The mysterious, complex and inescapable process of aging often comes with chronic diseases like diabetes, heart disease and cancer. Recently, scientists at The University of New Mexico Comprehensive Cancer Center uncovered new details of the aging process.
The team also discovered a new class of drugs that combats an important part of the aging process. Eric Prossnitz, Ph.D., led the UNM team that published its results in Science Signaling.
Prossnitz studies a receptor on our cells called the G protein-coupled estrogen receptor, or GPER. It determines in part how our cells respond to the hormone estrogen and to estrogen-like substances. GPER plays a role in diseases like breast cancer and diabetes.
“GPER mediates many beneficial functions in physiology,” says Prossnitz. In one study, he found that making GPER more active in mice placed on a high fat diet reduced the development of atherosclerosis. Atherosclerosis is a condition in which the blood vessels harden and narrow. But another study’s results with old mice surprised him. That study led his team to the discovery of novel processes of aging and a new way to combat them.
In the surprising study, Prossnitz’s team observed mice that lacked GPER in all their cells as they aged. They tracked the mice over the normal mouse life span of about two years. They expected these mice to show increased levels of aging-related disease in their hearts and blood vessels.

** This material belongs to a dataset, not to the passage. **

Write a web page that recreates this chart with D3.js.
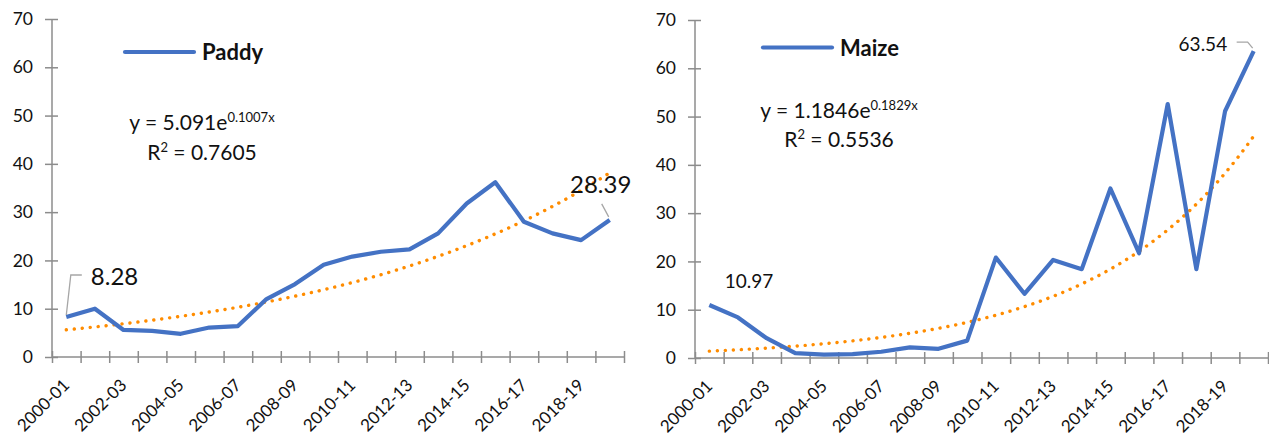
<!DOCTYPE html>
<html>
<head>
<meta charset="utf-8">
<script src="https://cdn.jsdelivr.net/npm/d3@7"></script>
<style>
  html, body { margin: 0; padding: 0; background: #fff; }
  svg { display: block; font-family: Lato, "Open Sans", sans-serif; }
</style>
</head>
<body>
<svg id="chart" width="1269" height="441"></svg>
<script>
// ---- data ----
const categories = ["2000-01","2001-02","2002-03","2003-04","2004-05","2005-06","2006-07","2007-08","2008-09","2009-10",
                    "2010-11","2011-12","2012-13","2013-14","2014-15","2015-16","2016-17","2017-18","2018-19","2019-20"];
const shownLabels = ["2000-01","2002-03","2004-05","2006-07","2008-09","2010-11","2012-13","2014-15","2016-17","2018-19"];
const yTicks = [0, 10, 20, 30, 40, 50, 60, 70];

const paddyValues = [8.28, 10.0, 5.6, 5.4, 4.8, 6.1, 6.4, 12.0, 15.1, 19.1, 20.8, 21.8, 22.3, 25.6, 31.8, 36.2, 28.0, 25.6, 24.2, 28.39];
const maizeValues = [10.97, 8.4, 4.1, 1.0, 0.7, 0.8, 1.3, 2.2, 1.9, 3.6, 20.8, 13.3, 20.3, 18.4, 35.1, 21.7, 52.6, 18.4, 51.1, 63.54];

// exponential trendline coefficients y = a * e^(b x)
const paddyTrend = [5.091, 0.1007];
const maizeTrend = [1.1846, 0.1829];
const paddyR2 = "0.7605";
const maizeR2 = "0.5536";

const svg = d3.select("#chart");
const LINE = "#4472C4", TREND = "#FF8C00", AXIS = "#8C8C8C", LEADER = "#A6A6A6";

function panel(cfg) {
  const g = svg.append("g");
  const x = d3.scaleBand().domain(categories).range([cfg.x0, cfg.x1]).padding(0);
  const bw = x.bandwidth();
  const cx = c => x(c) + bw / 2;
  const y = d3.scaleLinear().domain([0, 70]).range([cfg.yb, cfg.yt]);

  // y axis
  const ya = g.append("g").attr("transform", `translate(${cfg.x0},0)`)
    .call(d3.axisLeft(y).tickValues(yTicks).tickSize(7).tickPadding(12));
  ya.select(".domain").attr("stroke", AXIS).attr("stroke-width", 1.5).attr("d", `M0,${cfg.yb}V${cfg.yt}`);
  ya.selectAll(".tick line").attr("stroke", AXIS).attr("stroke-width", 1.5).attr("x1", 6).attr("x2", -7);
  ya.selectAll(".tick text").attr("font-size", 17.5).attr("fill", "#111").attr("font-family", "Lato");

  // x axis: ticks at category boundaries
  const xb = d3.scaleLinear().domain([0, categories.length]).range([cfg.x0, cfg.x1]);
  const xa = g.append("g").attr("transform", `translate(0,${cfg.yb})`)
    .call(d3.axisBottom(xb).tickValues(d3.range(0, categories.length + 1)).tickFormat("").tickSize(6));
  xa.select(".domain").attr("stroke", AXIS).attr("stroke-width", 1.5).attr("d", `M${cfg.x0},0H${cfg.x1}`);
  xa.selectAll(".tick line").attr("stroke", AXIS).attr("stroke-width", 1.5).attr("y1", -6).attr("y2", 6);

  // x labels
  g.append("g").selectAll("text").data(shownLabels).join("text")
    .attr("transform", d => `translate(${cx(d)},${cfg.yb + 25}) rotate(-45)`)
    .attr("text-anchor", "end").attr("dy", "0.35em")
    .attr("font-size", 17).attr("fill", "#111")
    .text(d => d);

  // trendline
  const [a, b] = cfg.trend;
  const xi = d3.scaleLinear().domain([1, categories.length]).range([cx(categories[0]), cx(categories[categories.length - 1])]);
  const ts = d3.range(1, categories.length + 0.001, 0.1);
  g.append("path").datum(ts)
    .attr("d", d3.line().x(t => xi(t)).y(t => y(a * Math.exp(b * t))))
    .attr("fill", "none").attr("stroke", TREND).attr("stroke-width", 3.4)
    .attr("stroke-linecap", "round").attr("stroke-dasharray", "0.1 7.9");

  // series line
  g.append("path").datum(cfg.values)
    .attr("d", d3.line().x((d, i) => cx(categories[i])).y(d => y(d)))
    .attr("fill", "none").attr("stroke", LINE).attr("stroke-width", 4.2)
    .attr("stroke-linejoin", "round");

  // legend
  g.append("line").attr("x1", cfg.leg[0]).attr("x2", cfg.leg[0] + 69).attr("y1", cfg.leg[1]).attr("y2", cfg.leg[1])
    .attr("stroke", LINE).attr("stroke-width", 4.2).attr("stroke-linecap", "round");
  g.append("text").attr("x", cfg.leg[0] + 77).attr("y", cfg.leg[1] + 8)
    .attr("font-size", 22).attr("font-weight", "bold").attr("fill", "#111").text(cfg.name);

  // equation
  const eq = g.append("text").attr("x", cfg.eq[0]).attr("y", cfg.eq[1]).attr("text-anchor", "middle")
    .attr("font-size", 21).attr("fill", "#111");
  eq.append("tspan").text(`y = ${a}e`);
  eq.append("tspan").attr("font-size", 13).attr("dy", -8).text(`${b}x`);
  const r2 = g.append("text").attr("x", cfg.eq[0]).attr("y", cfg.eq[2]).attr("text-anchor", "middle")
    .attr("font-size", 21).attr("fill", "#111");
  r2.append("tspan").text("R");
  r2.append("tspan").attr("font-size", 13).attr("dy", -8).text("2");
  r2.append("tspan").attr("dy", 8).text(` = ${cfg.r2}`);

  return { cx, y };
}

// ---- Paddy ----
const P = panel({ x0: 52, x1: 624, yb: 357, yt: 19, values: paddyValues, trend: paddyTrend, r2: paddyR2,
                  name: "Paddy", leg: [125, 52], eq: [202, 130, 160] });
{
  const n = paddyValues.length;
  let px = P.cx(categories[0]), py = P.y(paddyValues[0]);
  svg.append("path").attr("d", d3.line()([[px, py - 2], [px + 4.5, py - 42], [px + 15.5, py - 42]]))
    .attr("fill", "none").attr("stroke", LEADER).attr("stroke-width", 1.3);
  svg.append("text").attr("x", px + 24.5).attr("y", py - 32).attr("font-size", 24).attr("fill", "#111")
    .text(paddyValues[0].toFixed(2));
  px = P.cx(categories[n - 1]); py = P.y(paddyValues[n - 1]);
  svg.append("path").attr("d", d3.line()([[px - 1, py - 3], [px - 8, py - 16]]))
    .attr("fill", "none").attr("stroke", LEADER).attr("stroke-width", 1.3);
  svg.append("text").attr("x", px - 9).attr("y", py - 27).attr("text-anchor", "middle").attr("font-size", 24).attr("fill", "#111")
    .text(paddyValues[n - 1].toFixed(2));
}

// ---- Maize ----
const M = panel({ x0: 695, x1: 1268, yb: 358, yt: 20, values: maizeValues, trend: maizeTrend, r2: maizeR2,
                  name: "Maize", leg: [763, 47.5], eq: [839, 118, 147] });
{
  const n = maizeValues.length;
  let px = M.cx(categories[0]), py = M.y(maizeValues[0]);
  svg.append("text").attr("x", px + 15.5).attr("y", py - 17.5).attr("font-size", 19).attr("fill", "#111")
    .text(maizeValues[0].toFixed(2));
  px = M.cx(categories[n - 1]); py = M.y(maizeValues[n - 1]);
  svg.append("path").attr("d", d3.line()([[px - 17, py - 9], [px - 6, py - 9], [px - 1, py - 3]]))
    .attr("fill", "none").attr("stroke", LEADER).attr("stroke-width", 1.3);
  svg.append("text").attr("x", px - 26.5).attr("y", py - 0.5).attr("text-anchor", "end").attr("font-size", 19).attr("fill", "#111")
    .text(maizeValues[n - 1].toFixed(2));
}
</script>
</body>
</html>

Instead, compared with normal aged mice, the GPER-lacking mice had healthier hearts and blood vessels. The team then conducted a series of experiments to learn why. They discovered an altered balance between certain signaling molecules in the smooth muscle cells of blood vessels and the heart.
One of those signaling molecules, superoxide, is a type of reactive oxygen species. Reactive oxygen species react quickly and strongly with nearby cellular proteins and impede those proteins’ ability to perform their tasks. Over time, the cell’s proteins and other components degrade enough to prevent normal cell functions. “Almost every disease of aging is influenced by reactive oxygen species,” says Prossnitz.
Prossnitz and his team next tested whether their patented GPER-blocking drug would improve smooth muscle cell function, as they observed in cells lacking GPER. They discovered that blocking GPER changed how the blood vessels’ smooth muscle cells expressed their genes. One of the genes that the drug affected produces a protein called NOX1. NOX1 produces superoxide, one of the most reactive molecules the body produces.
By blocking GPER, the team’s drug also blocked NOX1 expression, reducing the amount of superoxide the cell produced and reducing cellular aging. “It may not be a cure for aging,” Prossnitz says of the drug, “but it may greatly delay the aging process.”
The blood vessels of people, and mice, with chronic diseases like diabetes, heart disease and cancer show signs of accelerated aging. Several diseases, such as progeria, result from mutations which cause rapid aging.
By preventing NOX1 expression to block a cell from producing excess superoxide, Prossnitz hopes to find a treatment for these conditions one day. That day is still a long way off — the drug must first be developed for human use and then thoroughly tested. But Prossnitz and his team hope to create a treatment based on this new GPER-blocking approach to help people live longer and better with chronic conditions.
Prossnitz is a professor in the Department of Internal Medicine at The University of New Mexico School of Medicine. He is The Victor and Ruby Hansen Surface Endowed Professor in Cancer Chemical Biology. Trained at the University of California at Berkeley and the Scripps Research Institute, Prossnitz is a world-renowned expert in receptor pharmacology and cancer biology.